GIVEN PROBLEM
Set down the material below word for word, excluding the pictures.
═══ INFORMATION SUPPLIED ═══
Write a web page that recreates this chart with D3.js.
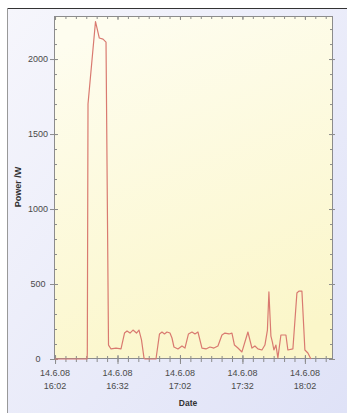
<!DOCTYPE html>
<html><head><meta charset="utf-8">
<script src="https://cdn.jsdelivr.net/npm/d3@7"></script>
<style>body{margin:0;background:#fff}svg{display:block}</style>
</head><body>
<script>
// ---- data ----
const times = ["16:02:00","16:17:22","16:17:30","16:17:50","16:21:26","16:23:16","16:25:02","16:26:29","16:27:41","16:28:53","16:31:17","16:33:41","16:35:22","16:36:34","16:38:00","16:39:26","16:41:07","16:42:19","16:43:31","16:44:43","16:45:12","16:50:29","16:52:10","16:53:22","16:54:34","16:55:46","16:57:12","16:58:10","16:59:07","17:01:02","17:02:58","17:04:24","17:06:05","17:07:46","17:09:12","17:10:38","17:12:34","17:14:29","17:16:24","17:18:19","17:20:14","17:22:10","17:23:36","17:25:31","17:26:58","17:28:10","17:29:50","17:31:46","17:34:38","17:36:34","17:38:00","17:39:26","17:41:22","17:42:48","17:44:00","17:44:43","17:45:41","17:46:24","17:47:07","17:48:05","17:49:02","17:50:29","17:52:53","17:53:50","17:56:14","17:58:10","17:59:07","18:00:34","18:02:00","18:03:26","18:04:53"];
const power = [0,0,40,1700,2250,2140,2133,2113,93,67,73,67,173,187,173,193,173,193,127,7,0,0,167,180,167,180,173,140,80,67,87,73,167,180,167,180,73,67,80,73,87,160,173,167,173,93,73,47,180,73,87,67,60,93,193,447,153,113,60,93,7,160,160,60,67,440,453,453,60,40,0];
const majorTicks = ["16:02","16:32","17:02","17:32","18:02"];
const dateLabel = "14.6.08";
const yMajor = [0,500,1000,1500,2000];
const xTitle = "Date";
const yTitle = "Power /W";

const W = 347, H = 413;
const parse = d3.timeParse("%H:%M:%S");
const pm = d3.timeParse("%H:%M");
const data = times.map((t,i)=>({t:parse(t), v:power[i]}));

const L = 54, R = 333, T = 16, B = 359;
const x = d3.scaleTime().domain([parse("16:01:30"), parse("18:15:30")]).range([L, R]);
const y = d3.scaleLinear().domain([0, 2287]).range([B, T]);

const svg = d3.select("body").append("svg").attr("width", W).attr("height", H);
const defs = svg.append("defs");
const bg = defs.append("linearGradient").attr("id","bg").attr("x1","0").attr("y1","0").attr("x2","1").attr("y2","1");
bg.append("stop").attr("offset","0").attr("stop-color","#f6f6fc");
bg.append("stop").attr("offset","1").attr("stop-color","#dfe2f7");
const pg = defs.append("linearGradient").attr("id","pg").attr("x1","0.3").attr("y1","0").attr("x2","0.6").attr("y2","1");
pg.append("stop").attr("offset","0").attr("stop-color","#fefdef");
pg.append("stop").attr("offset","1").attr("stop-color","#fbf6c9");

svg.append("rect").attr("x",7).attr("y",8).attr("width",W-7).attr("height",H-8).attr("fill","url(#bg)");
svg.append("line").attr("x1",7).attr("x2",W).attr("y1",8.5).attr("y2",8.5).attr("stroke","#333").attr("stroke-width",1.2);
svg.append("line").attr("x1",7.5).attr("x2",7.5).attr("y1",8).attr("y2",H).attr("stroke","#999");

svg.append("rect").attr("x",L).attr("y",T).attr("width",R-L).attr("height",B-T).attr("fill","url(#pg)");

const axisCol = "#8c8c8c";
const minorX = d3.timeMinute.every(1).range(parse("16:02:00"), parse("18:15:00")).filter(d => ((d.getHours()*60+d.getMinutes()) - (16*60+2)) % 5 === 0);
const minorY = d3.range(0, 2287, 100);

const g = svg.append("g");
g.append("g").attr("transform",`translate(0,${B})`).call(d3.axisBottom(x).tickValues(minorX).tickSize(3).tickFormat("")).call(s=>{s.select(".domain").remove();s.selectAll("line").attr("stroke",axisCol).attr("y1",-3);});
g.append("g").attr("transform",`translate(0,${T})`).call(d3.axisTop(x).tickValues(minorX).tickSize(3).tickFormat("")).call(s=>{s.select(".domain").remove();s.selectAll("line").attr("stroke",axisCol).attr("y1",0).attr("y2",3);});
g.append("g").attr("transform",`translate(0,${B})`).call(d3.axisBottom(x).tickValues(majorTicks.map(pm)).tickSize(5).tickFormat("")).call(s=>{s.select(".domain").remove();s.selectAll("line").attr("stroke",axisCol).attr("y1",-4);});
g.append("g").attr("transform",`translate(0,${T})`).call(d3.axisTop(x).tickValues(majorTicks.map(pm)).tickSize(4).tickFormat("")).call(s=>{s.select(".domain").remove();s.selectAll("line").attr("stroke",axisCol).attr("y1",0).attr("y2",4);});
g.append("g").attr("transform",`translate(${L},0)`).call(d3.axisRight(y).tickValues(minorY).tickSize(3).tickFormat("")).call(s=>{s.select(".domain").remove();s.selectAll("line").attr("stroke",axisCol);});
g.append("g").attr("transform",`translate(${R},0)`).call(d3.axisLeft(y).tickValues(minorY).tickSize(3).tickFormat("")).call(s=>{s.select(".domain").remove();s.selectAll("line").attr("stroke",axisCol);});
g.append("g").attr("transform",`translate(${L},0)`).call(d3.axisLeft(y).tickValues(yMajor).tickSize(4).tickFormat(d3.format("d")))
 .call(s=>{s.select(".domain").remove();s.selectAll("line").attr("stroke",axisCol).attr("x2",-4).attr("x1",4);
   s.selectAll("text").attr("x",-16).attr("text-anchor","middle").attr("fill","#4a4a4a").style("font","9px 'Liberation Sans', Arial, sans-serif");});
g.append("g").attr("transform",`translate(${R},0)`).call(d3.axisRight(y).tickValues(yMajor).tickSize(4).tickFormat("")).call(s=>{s.select(".domain").remove();s.selectAll("line").attr("stroke",axisCol).attr("x1",-4).attr("x2",2);});

svg.append("rect").attr("x",L+0.5).attr("y",T+0.5).attr("width",R-L-1).attr("height",B-T-1).attr("fill","none").attr("stroke",axisCol).attr("stroke-width",1);

const xl = svg.append("g").style("font","9px 'Liberation Sans', Arial, sans-serif").attr("fill","#4a4a4a").attr("text-anchor","middle");
majorTicks.forEach(m=>{
  const px = x(pm(m));
  xl.append("text").attr("x",px).attr("y",376).text(dateLabel);
  xl.append("text").attr("x",px).attr("y",389).text(m);
});

const line = d3.line().x(d=>x(d.t)).y(d=>y(d.v));
svg.append("path").datum(data).attr("d",line).attr("fill","none").attr("stroke","#d97a70").attr("stroke-width",1.2).attr("stroke-linejoin","round");

svg.append("text").attr("x",188).attr("y",406).attr("text-anchor","middle").style("font","bold 8.5px 'Liberation Sans', Arial, sans-serif").attr("fill","#333").text(xTitle);
svg.append("text").attr("transform","translate(21,187) rotate(-90)").attr("text-anchor","middle").style("font","bold 9px 'Liberation Sans', Arial, sans-serif").attr("fill","#333").text(yTitle);
</script>
</body></html>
═══
TASK RESULT
Write a web page that recreates this chart with D3.js.
<!DOCTYPE html>
<html><head><meta charset="utf-8">
<script src="https://cdn.jsdelivr.net/npm/d3@7"></script>
<style>body{margin:0;background:#fff}svg{display:block}</style>
</head><body>
<script>
// ---- data ----
const times = ["16:02:00","16:17:22","16:17:30","16:17:50","16:21:26","16:23:16","16:25:02","16:26:29","16:27:41","16:28:53","16:31:17","16:33:41","16:35:22","16:36:34","16:38:00","16:39:26","16:41:07","16:42:19","16:43:31","16:44:43","16:45:12","16:50:29","16:52:10","16:53:22","16:54:34","16:55:46","16:57:12","16:58:10","16:59:07","17:01:02","17:02:58","17:04:24","17:06:05","17:07:46","17:09:12","17:10:38","17:12:34","17:14:29","17:16:24","17:18:19","17:20:14","17:22:10","17:23:36","17:25:31","17:26:58","17:28:10","17:29:50","17:31:46","17:34:38","17:36:34","17:38:00","17:39:26","17:41:22","17:42:48","17:44:00","17:44:43","17:45:41","17:46:24","17:47:07","17:48:05","17:49:02","17:50:29","17:52:53","17:53:50","17:56:14","17:58:10","17:59:07","18:00:34","18:02:00","18:03:26","18:04:53"];
const power = [0,0,40,1700,2250,2140,2133,2113,93,67,73,67,173,187,173,193,173,193,127,7,0,0,167,180,167,180,173,140,80,67,87,73,167,180,167,180,73,67,80,73,87,160,173,167,173,93,73,47,180,73,87,67,60,93,193,447,153,113,60,93,7,160,160,60,67,440,453,453,60,40,0];
const majorTicks = ["16:02","16:32","17:02","17:32","18:02"];
const dateLabel = "14.6.08";
const yMajor = [0,500,1000,1500,2000];
const xTitle = "Date";
const yTitle = "Power /W";

const W = 347, H = 413;
const parse = d3.timeParse("%H:%M:%S");
const pm = d3.timeParse("%H:%M");
const data = times.map((t,i)=>({t:parse(t), v:power[i]}));

const L = 54, R = 333, T = 16, B = 359;
const x = d3.scaleTime().domain([parse("16:01:30"), parse("18:15:30")]).range([L, R]);
const y = d3.scaleLinear().domain([0, 2287]).range([B, T]);

const svg = d3.select("body").append("svg").attr("width", W).attr("height", H);
const defs = svg.append("defs");
const bg = defs.append("linearGradient").attr("id","bg").attr("x1","0").attr("y1","0").attr("x2","1").attr("y2","1");
bg.append("stop").attr("offset","0").attr("stop-color","#f6f6fc");
bg.append("stop").attr("offset","1").attr("stop-color","#dfe2f7");
const pg = defs.append("linearGradient").attr("id","pg").attr("x1","0.3").attr("y1","0").attr("x2","0.6").attr("y2","1");
pg.append("stop").attr("offset","0").attr("stop-color","#fefdef");
pg.append("stop").attr("offset","1").attr("stop-color","#fbf6c9");

svg.append("rect").attr("x",7).attr("y",8).attr("width",W-7).attr("height",H-8).attr("fill","url(#bg)");
svg.append("line").attr("x1",7).attr("x2",W).attr("y1",8.5).attr("y2",8.5).attr("stroke","#333").attr("stroke-width",1.2);
svg.append("line").attr("x1",7.5).attr("x2",7.5).attr("y1",8).attr("y2",H).attr("stroke","#999");

svg.append("rect").attr("x",L).attr("y",T).attr("width",R-L).attr("height",B-T).attr("fill","url(#pg)");

const axisCol = "#8c8c8c";
const minorX = d3.timeMinute.every(1).range(parse("16:02:00"), parse("18:15:00")).filter(d => ((d.getHours()*60+d.getMinutes()) - (16*60+2)) % 5 === 0);
const minorY = d3.range(0, 2287, 100);

const g = svg.append("g");
g.append("g").attr("transform",`translate(0,${B})`).call(d3.axisBottom(x).tickValues(minorX).tickSize(3).tickFormat("")).call(s=>{s.select(".domain").remove();s.selectAll("line").attr("stroke",axisCol).attr("y1",-3);});
g.append("g").attr("transform",`translate(0,${T})`).call(d3.axisTop(x).tickValues(minorX).tickSize(3).tickFormat("")).call(s=>{s.select(".domain").remove();s.selectAll("line").attr("stroke",axisCol).attr("y1",0).attr("y2",3);});
g.append("g").attr("transform",`translate(0,${B})`).call(d3.axisBottom(x).tickValues(majorTicks.map(pm)).tickSize(5).tickFormat("")).call(s=>{s.select(".domain").remove();s.selectAll("line").attr("stroke",axisCol).attr("y1",-4);});
g.append("g").attr("transform",`translate(0,${T})`).call(d3.axisTop(x).tickValues(majorTicks.map(pm)).tickSize(4).tickFormat("")).call(s=>{s.select(".domain").remove();s.selectAll("line").attr("stroke",axisCol).attr("y1",0).attr("y2",4);});
g.append("g").attr("transform",`translate(${L},0)`).call(d3.axisRight(y).tickValues(minorY).tickSize(3).tickFormat("")).call(s=>{s.select(".domain").remove();s.selectAll("line").attr("stroke",axisCol);});
g.append("g").attr("transform",`translate(${R},0)`).call(d3.axisLeft(y).tickValues(minorY).tickSize(3).tickFormat("")).call(s=>{s.select(".domain").remove();s.selectAll("line").attr("stroke",axisCol);});
g.append("g").attr("transform",`translate(${L},0)`).call(d3.axisLeft(y).tickValues(yMajor).tickSize(4).tickFormat(d3.format("d")))
 .call(s=>{s.select(".domain").remove();s.selectAll("line").attr("stroke",axisCol).attr("x2",-4).attr("x1",4);
   s.selectAll("text").attr("x",-16).attr("text-anchor","middle").attr("fill","#4a4a4a").style("font","9px 'Liberation Sans', Arial, sans-serif");});
g.append("g").attr("transform",`translate(${R},0)`).call(d3.axisRight(y).tickValues(yMajor).tickSize(4).tickFormat("")).call(s=>{s.select(".domain").remove();s.selectAll("line").attr("stroke",axisCol).attr("x1",-4).attr("x2",2);});

svg.append("rect").attr("x",L+0.5).attr("y",T+0.5).attr("width",R-L-1).attr("height",B-T-1).attr("fill","none").attr("stroke",axisCol).attr("stroke-width",1);

const xl = svg.append("g").style("font","9px 'Liberation Sans', Arial, sans-serif").attr("fill","#4a4a4a").attr("text-anchor","middle");
majorTicks.forEach(m=>{
  const px = x(pm(m));
  xl.append("text").attr("x",px).attr("y",376).text(dateLabel);
  xl.append("text").attr("x",px).attr("y",389).text(m);
});

const line = d3.line().x(d=>x(d.t)).y(d=>y(d.v));
svg.append("path").datum(data).attr("d",line).attr("fill","none").attr("stroke","#d97a70").attr("stroke-width",1.2).attr("stroke-linejoin","round");

svg.append("text").attr("x",188).attr("y",406).attr("text-anchor","middle").style("font","bold 8.5px 'Liberation Sans', Arial, sans-serif").attr("fill","#333").text(xTitle);
svg.append("text").attr("transform","translate(21,187) rotate(-90)").attr("text-anchor","middle").style("font","bold 9px 'Liberation Sans', Arial, sans-serif").attr("fill","#333").text(yTitle);
</script>
</body></html>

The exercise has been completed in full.